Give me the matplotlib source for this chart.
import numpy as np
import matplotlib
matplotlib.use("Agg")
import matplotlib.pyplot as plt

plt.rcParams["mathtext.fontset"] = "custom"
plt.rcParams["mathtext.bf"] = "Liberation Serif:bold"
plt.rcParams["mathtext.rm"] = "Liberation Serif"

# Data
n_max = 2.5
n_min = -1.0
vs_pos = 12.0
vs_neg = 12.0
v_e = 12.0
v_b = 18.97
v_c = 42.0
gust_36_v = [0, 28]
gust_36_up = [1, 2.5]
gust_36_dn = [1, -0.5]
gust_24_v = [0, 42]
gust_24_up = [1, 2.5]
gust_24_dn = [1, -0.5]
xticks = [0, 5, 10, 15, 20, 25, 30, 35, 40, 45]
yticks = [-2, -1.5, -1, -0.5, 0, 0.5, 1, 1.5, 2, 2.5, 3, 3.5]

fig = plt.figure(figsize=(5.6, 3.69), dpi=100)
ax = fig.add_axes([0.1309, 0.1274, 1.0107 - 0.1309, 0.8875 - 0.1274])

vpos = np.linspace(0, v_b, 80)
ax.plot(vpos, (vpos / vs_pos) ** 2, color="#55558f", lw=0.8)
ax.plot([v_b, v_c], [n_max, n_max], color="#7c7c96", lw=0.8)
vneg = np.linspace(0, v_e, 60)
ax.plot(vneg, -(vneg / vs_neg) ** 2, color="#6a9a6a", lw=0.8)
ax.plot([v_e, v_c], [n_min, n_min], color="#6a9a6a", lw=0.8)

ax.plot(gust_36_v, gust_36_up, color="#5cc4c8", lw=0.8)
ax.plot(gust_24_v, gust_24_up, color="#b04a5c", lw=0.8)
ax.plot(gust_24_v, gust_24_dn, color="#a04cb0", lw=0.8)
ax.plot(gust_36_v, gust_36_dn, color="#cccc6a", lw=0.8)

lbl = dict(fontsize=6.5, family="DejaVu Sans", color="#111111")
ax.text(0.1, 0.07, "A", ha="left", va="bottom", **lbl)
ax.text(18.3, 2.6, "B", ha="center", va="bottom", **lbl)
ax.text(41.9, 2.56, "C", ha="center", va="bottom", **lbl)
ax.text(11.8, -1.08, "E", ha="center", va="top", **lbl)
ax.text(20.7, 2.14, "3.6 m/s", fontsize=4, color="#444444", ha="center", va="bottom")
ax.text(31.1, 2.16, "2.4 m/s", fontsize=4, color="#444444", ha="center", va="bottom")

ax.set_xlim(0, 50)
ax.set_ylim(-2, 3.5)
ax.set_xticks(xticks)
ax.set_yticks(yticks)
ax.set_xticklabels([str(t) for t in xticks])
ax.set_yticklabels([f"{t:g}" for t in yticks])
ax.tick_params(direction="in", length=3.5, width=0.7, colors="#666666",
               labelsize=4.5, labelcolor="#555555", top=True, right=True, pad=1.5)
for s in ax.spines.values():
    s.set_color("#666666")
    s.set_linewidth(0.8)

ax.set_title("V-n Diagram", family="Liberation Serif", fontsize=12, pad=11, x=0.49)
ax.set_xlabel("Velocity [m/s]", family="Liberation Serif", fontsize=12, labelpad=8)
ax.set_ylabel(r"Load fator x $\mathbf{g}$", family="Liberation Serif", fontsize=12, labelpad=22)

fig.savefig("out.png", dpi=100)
-*-*-
- _EXERCISE DETAILS_
Return exactly the opening lines of the listing above, ending with the line that has "import matplotlib.pyplot as plt".

- _FINISHED TASK_
Give me the matplotlib source for this chart.
import numpy as np
import matplotlib
matplotlib.use("Agg")
import matplotlib.pyplot as plt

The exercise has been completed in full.